Ask a Capetonian for their pick of the city’s gracious grande-dame hotels, and chances are that Winchester Mansions in Sea Point is near the top of the list. During the past century this graceful hotel has looked out over the city’s iconic seafront promenade, across the Atlantic Ocean to Robben Island, framed by the timeless backdrop of Lion’s Head and Table Mountain.
But hotels aren’t timeless. While their charms may grow, even the best of them age, however gracefully. And the brave new world in which we find ourselves is nothing if not a time for renewal. Which is why a newly invigorated hotel has thrown open its doors – subtly rebranded as The Winchester and reimagined for a 21st- century traveller thanks to a R90-million revamp.
The Winchester was first built in 1921, originally as a residential apartment block. In fact, the central courtyard, which has in recent years become famous for hosting the hotel’s jazz brunch- es, was originally the parking lot. Much needed to change, and the building’s centenary called for a major overhaul of plumbing and essential infrastructure.
So, while much of the refurbishment is hidden from view, the comprehensive modernisation was key to transforming the property.
‘The redesign started from a very functional point of view, but that gave us the opportunity to reinvent and elevate the guest experience,’ explains Mardré Meyer, creative director at SOURCE Interior Architecture, the imaginative force behind the refurbishment and rebranding.
In conceptualising how to reinvigorate the property, ‘our first principle was to reference, not simply restore’, adds Meyer. ‘We wanted to respect the architecture, and deliver on the level of expectation set by architecture, but this is not a museum. It’s a contemporary building for contemporary travellers.’
That is perhaps most evident in the glorious new bathrooms that offer a subtle celebration of both vintage glamour and contemporary flair. Taps and fittings are finished in an alluring champagne lustre that alludes to, without mimicking, classical brass touches. Baths are freestanding, yet not roll-top, and throughout the property subtle aesthetic cues hint at the golden age of travel, thoroughly updated for the present.

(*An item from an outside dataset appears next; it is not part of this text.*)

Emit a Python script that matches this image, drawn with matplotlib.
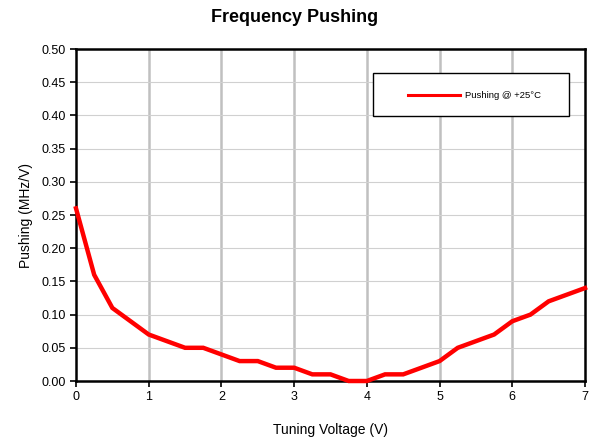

While many elements of the revamp are under wraps until reopening, the room décor and the public spaces are set to evoke a similar sentiment, with a bold black-and-white colour scheme married with playful wallpapers celebrating the hotel’s rich history.
‘It’s about blending the old and the new, without losing a sense of nostalgia,’ adds Neil Markovitz, CEO of Newmark Hotels, Reserves, Lodges and Residences, which will operate the refurbished hotel.
‘It’s just such an iconic property in so many ways,’ adds Markovitz. ‘The historical significance of the hotel is enormous, and there’s incredible reputational value that it has enjoyed throughout the years. There aren’t many properties around with that sort of nostalgia, and the experience is all about genuine hospitality, which is what we aspire to. There’s a real focus on personalised service.’
The Winchester joins New-mark’s extensive portfolio of hotels, residences, reserves and lodges in South Africa, East Africa, Mauritius and – most recently – Portugal.
While the portfolio is wide-rang- ing, individual character and charm is key, says Markovitz. ‘We have worked hard not to become a brand that dominates the individual character of each hotel. Our properties stand proud; they are part of this collection, but there’s a component of independence to each.’
Those unique elements look set to continue in the reimagined property, with perennial favourites, including the jazz brunches and cocktail terrace, dovetailing with a memorable new food and beverage offering.
‘We don’t just create generic dining-room experiences,’ says Markovitz. ‘We want an offering that really fits within the property, that can complement the hotel, but equally stand on its own.’
Yet given the turmoil in the world of travel over the past 18 months, one has to wonder why any hotelier would consider adding yet another property to their portfolio at such a time?
With his decades of experience in the industry, Markovitz remains optimistic.
‘I’m bullish, because I believe we have realistic targets about what we see going forward. We’ve really engaged with the domestic market, and we see it remaining a large percentage of our customer base,’ adds Markovitz. ‘Having just returned from Portugal, where we operate 14 hotels, we are starting to see what a return looks like. Countries are starting to open up, and a number of hotel operators are achieving pre-pandemic numbers.’
After so many months of gloom, that is reason enough to celebrate. And there are few better places to raise a glass of bubbly this festive season than on the revamped terrace of The Winchester.